The good news is…farting in the wind is better than doing it in a closed room.
We're always shouting 'Leader leader'…we have a responsibility as followers too. How many of us stand up and do something about what's irking us, no matter how small or insignificant it may seem?
We are the masters of sweeping it under the carpet while we wait for a change of guard. There are never any consequences for all the wrongs and so why should our so-called leaders feel culpable?
I think we need to stop passing the buck so the Chinese et al can stop exploiting the buck-passing.
While I take Richard's point, I can't help but think he might be one of those bitter white South Africans who had a magic carpet yanked from beneath them, relegating them to the lowly position of mere mortal, upon which they took flight to countries where at least they would not be despised for the colour of their skin, from whence they now pontificate about how awful things are and what Africa could do better.

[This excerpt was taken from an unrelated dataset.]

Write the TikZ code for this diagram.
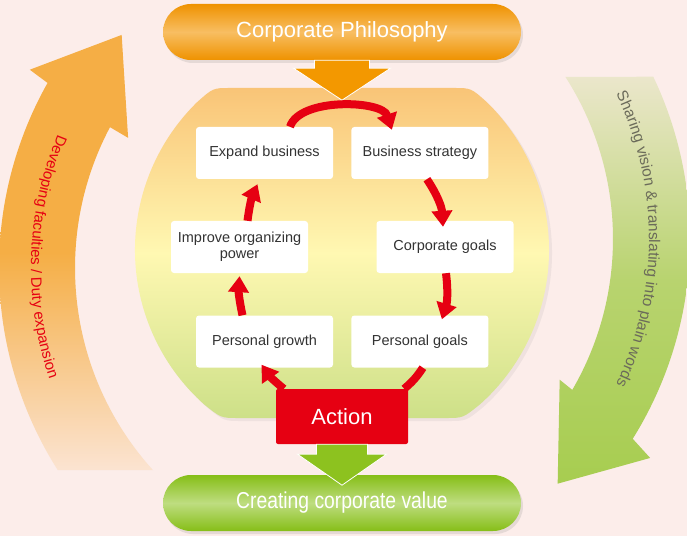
\documentclass[tikz,border=0pt]{standalone}
\usepackage{fontspec}
\setmainfont{Liberation Sans}
\newfontfamily\narrowfont[FakeStretch=0.84]{Liberation Sans}
\usepackage{tikz}
\usetikzlibrary{calc,positioning,arrows.meta,shadows,decorations.text}
\definecolor{bgpink}{HTML}{FCEDEA}
\definecolor{cpred}{HTML}{E60012}
\definecolor{cporange}{HTML}{F39800}
\definecolor{pilldark}{HTML}{EF9200}
\definecolor{pilllight}{HTML}{F8BE62}
\definecolor{cpgreen}{HTML}{8DC21F}
\definecolor{greendark}{HTML}{86BE17}
\definecolor{greenlight}{HTML}{BEDD80}
\definecolor{blobtop}{HTML}{F9C477}
\definecolor{blobmid}{HTML}{FFF8B2}
\definecolor{blobbot}{HTML}{CDE088}
\definecolor{sideorange}{HTML}{F5AE45}
\definecolor{sidegreen}{HTML}{A7CD50}
\definecolor{boxtext}{HTML}{333333}
\definecolor{sidegray}{HTML}{6B6B5A}
\tikzstyle{stepbox}   = [rectangle, rounded corners=3pt, fill=white, minimum width=137pt,
                         minimum height=52pt, inner sep=0pt, align=center, text=boxtext,
                         font=\fontsize{14.5}{16}\selectfont]
\tikzstyle{pill}      = [rectangle, rounded corners=28pt, minimum width=358pt, minimum height=56pt,
                         text=white, drop shadow={opacity=0.18, shadow xshift=2pt, shadow yshift=-3pt}]
\tikzstyle{actionbox} = [rectangle, rounded corners=2pt, fill=cpred, minimum width=132pt,
                         minimum height=55pt, text=white, font=\fontsize{22}{22}\selectfont]
\tikzstyle{loopline}  = [line width=8pt, draw=cpred, -{Triangle[length=16pt,width=20pt]}]

\begin{document}
\begin{tikzpicture}[x=1pt, y=1pt,
            bigarrow/.style={draw=white, line width=0.8pt},
            sidetext/.style={decorate, decoration={text along path, text align=center}}]
        \useasboundingbox (0,0) rectangle (687,536);
        \fill[bgpink] (0,0) rectangle (687,536);

        \coordinate (lc) at (376,268);
        \coordinate (rc) at (313,297);
        \shade[top color=sideorange, bottom color=bgpink!85!sideorange, middle color=sideorange]
            ($(lc)+(212.4:377)$) arc[start angle=212.4, end angle=150.6, radius=377]
            -- ($(lc)+(150.2:399)$) -- ($(lc)+(137.5:345)$) -- ($(lc)+(152.3:280)$)
            -- ($(lc)+(152.1:301)$) arc[start angle=152.1, end angle=222.2, radius=301] -- cycle;
        \shade[top color=bgpink!80!sidegreen, bottom color=sidegreen, middle color=sidegreen!80!bgpink]
            ($(rc)+(25.5:377)$) arc[start angle=25.5, end angle=-32, radius=377]
            -- ($(rc)+(-33:402)$) -- ($(rc)+(-45:346)$) -- ($(rc)+(-29.7:284)$)
            -- ($(rc)+(-30.2:300)$) arc[start angle=-30.2, end angle=32.7, radius=300] -- cycle;
        \path[sidetext, decoration={text color=cpred,
              text={|\fontsize{15}{15}\selectfont|Developing faculties / Duty expansion}}]
            ($(lc)+(148:345)$) arc[start angle=148, end angle=208, radius=345];
        \path[sidetext, decoration={text color=sidegray,
              text={|\fontsize{15.5}{15.5}\selectfont|Sharing vision {\&} translating into plain words}}]
            ($(rc)+(32:336)$) arc[start angle=32, end angle=-32, radius=336];

        \path[top color=blobtop, bottom color=blobbot, middle color=blobmid,
              drop shadow={opacity=0.1, shadow xshift=3pt, shadow yshift=-3pt}]
            (230,448) -- (454,448) .. controls (471,448) .. (487.1,433.6)
            arc[start angle=45.5, end angle=-48.2, radius=207]
            .. controls (463,118) .. (446,118) -- (238,118) .. controls (221,118) .. (204,131.7)
            arc[start angle=228.2, end angle=134.5, radius=207]
            .. controls (213,448) .. (230,448) -- cycle;

        \node[pill, top color=pilldark, bottom color=pilldark, middle color=pilllight] (philo) at (342,504)
            {\fontsize{22}{22}\selectfont Corporate Philosophy};
        \node[pill, top color=greendark, bottom color=greendark, middle color=greenlight] (value) at (342,33)
            {\narrowfont\fontsize{23}{23}\selectfont Creating corporate value};

        \node[stepbox] (expand) at (264.5,383) {Expand business};
        \node[stepbox, right=18pt of expand] (strategy) {Business strategy};
        \node[stepbox] (improve) at (239.5,289) {Improve organizing\\power};
        \node[stepbox] (cgoals) at (445,289) {Corporate goals};
        \node[stepbox] (growth) at (264.5,194.5) {Personal growth};
        \node[stepbox, right=18pt of growth] (pgoals) {Personal goals};
        \node[actionbox] (action) at (342,119.5) {Action};

        \fill[bigarrow, fill=cporange] ([xshift=-27.5]philo.south) -- ++(0,-8) -- ++(-21,0) -- ++(48.5,-32)
            -- ++(48.5,32) -- ++(-21,0) -- ++(0,8) -- cycle;
        \filldraw[bigarrow, fill=cpgreen] ([xshift=-25.5]action.south) -- ++(0,-10) -- ++(-19,0) -- ++(44.5,-31)
            -- ++(44.5,31) -- ++(-19,0) -- ++(0,10) -- cycle;

        \draw[loopline] ([xshift=25.5]expand.north) to[out=72,in=108,looseness=0.78] ([xshift=-28,yshift=-3]strategy.north);
        \draw[loopline] ([xshift=7]strategy.south) to[bend left=15] ([xshift=-2,yshift=-6]cgoals.north);
        \draw[loopline] ([xshift=1]cgoals.south) to[bend left=12] ([xshift=22,yshift=-4]pgoals.north);
        \draw[loopline, -] ([xshift=3]pgoals.south) to[bend left=8] ([xshift=-4]action.north east);
        \draw[loopline] ([xshift=8]action.north west) to[bend left=8] ([xshift=-3,yshift=3]growth.south);
        \draw[loopline] ([xshift=-22]growth.north) to[bend left=8] ([yshift=-3]improve.south);
        \draw[loopline] ([xshift=8]improve.north) to[bend left=8] ([xshift=-7,yshift=-5]expand.south);
    \end{tikzpicture}
\end{document}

This goes for all Africans sitting pretty in the diaspora, black, white, or purple with pink polkadots:
Shaddap and get your behinds back here and help with clearing up the mess and building the future, or who do you think is going to do it for us? If you want to see a better Africa, then come and participate in creating one. Surely you're not waiting for us to do it for you before you decide to grace us with your return?

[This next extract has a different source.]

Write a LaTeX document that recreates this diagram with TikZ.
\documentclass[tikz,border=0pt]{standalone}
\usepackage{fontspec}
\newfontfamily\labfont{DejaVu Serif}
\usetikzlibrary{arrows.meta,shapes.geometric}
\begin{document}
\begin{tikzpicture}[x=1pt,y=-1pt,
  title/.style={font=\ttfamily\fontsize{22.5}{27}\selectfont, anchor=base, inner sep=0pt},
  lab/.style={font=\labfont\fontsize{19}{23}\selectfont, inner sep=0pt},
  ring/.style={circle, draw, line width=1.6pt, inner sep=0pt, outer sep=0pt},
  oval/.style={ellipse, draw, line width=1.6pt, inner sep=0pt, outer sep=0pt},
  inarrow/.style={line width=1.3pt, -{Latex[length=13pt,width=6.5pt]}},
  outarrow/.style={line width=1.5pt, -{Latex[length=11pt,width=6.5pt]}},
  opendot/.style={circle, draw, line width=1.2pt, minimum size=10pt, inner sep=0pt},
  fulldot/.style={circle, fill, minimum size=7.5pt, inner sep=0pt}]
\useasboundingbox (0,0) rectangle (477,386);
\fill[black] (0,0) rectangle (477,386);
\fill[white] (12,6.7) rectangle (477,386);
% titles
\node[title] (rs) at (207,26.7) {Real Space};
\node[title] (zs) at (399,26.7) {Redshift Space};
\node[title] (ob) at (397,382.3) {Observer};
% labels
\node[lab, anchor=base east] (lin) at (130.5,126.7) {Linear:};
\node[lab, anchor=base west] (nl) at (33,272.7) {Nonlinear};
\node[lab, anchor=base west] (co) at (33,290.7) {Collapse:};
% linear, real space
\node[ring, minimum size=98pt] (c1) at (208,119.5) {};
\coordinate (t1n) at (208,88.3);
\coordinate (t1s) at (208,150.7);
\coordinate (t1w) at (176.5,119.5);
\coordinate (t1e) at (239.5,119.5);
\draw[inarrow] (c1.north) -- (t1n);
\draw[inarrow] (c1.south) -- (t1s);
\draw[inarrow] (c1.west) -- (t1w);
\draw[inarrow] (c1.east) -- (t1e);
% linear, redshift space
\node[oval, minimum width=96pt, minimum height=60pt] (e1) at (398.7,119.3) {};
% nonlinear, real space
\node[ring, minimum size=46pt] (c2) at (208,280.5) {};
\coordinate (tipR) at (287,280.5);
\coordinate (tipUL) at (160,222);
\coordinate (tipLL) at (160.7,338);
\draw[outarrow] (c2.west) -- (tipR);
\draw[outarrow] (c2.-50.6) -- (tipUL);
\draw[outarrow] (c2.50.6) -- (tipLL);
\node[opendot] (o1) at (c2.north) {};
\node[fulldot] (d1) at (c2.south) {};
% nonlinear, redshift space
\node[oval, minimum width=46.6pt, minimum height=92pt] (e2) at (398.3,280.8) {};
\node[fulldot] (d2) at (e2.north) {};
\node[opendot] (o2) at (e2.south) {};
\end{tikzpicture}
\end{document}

What we need is less sourpuss mouthpieces and more sleeve-rolling visionaries on the continent. As long as all Richard does is bleat about the state of things, he cannot expect anything to change. So dear diasporan African sisters and brothers, come home and muck in, or stay away (for good) and shut up!
It was funny tho! Heh “cute n hungry” hahahaha
I wondewr which home you talking about. Home infested by torturers and looters, that is exactly what africa is today to me. Open your eyes man, look at the country where the AU head quarer is. How meny people are being inprisoned and tortured just for criticising the regimes policies, how meny are forced in to exile.
I think you must be a direct benificier of this absolute corrupt regimes run by mass murderers. Good luck with your clearing up the mess, no doubt there will be much more mess to clear up for you.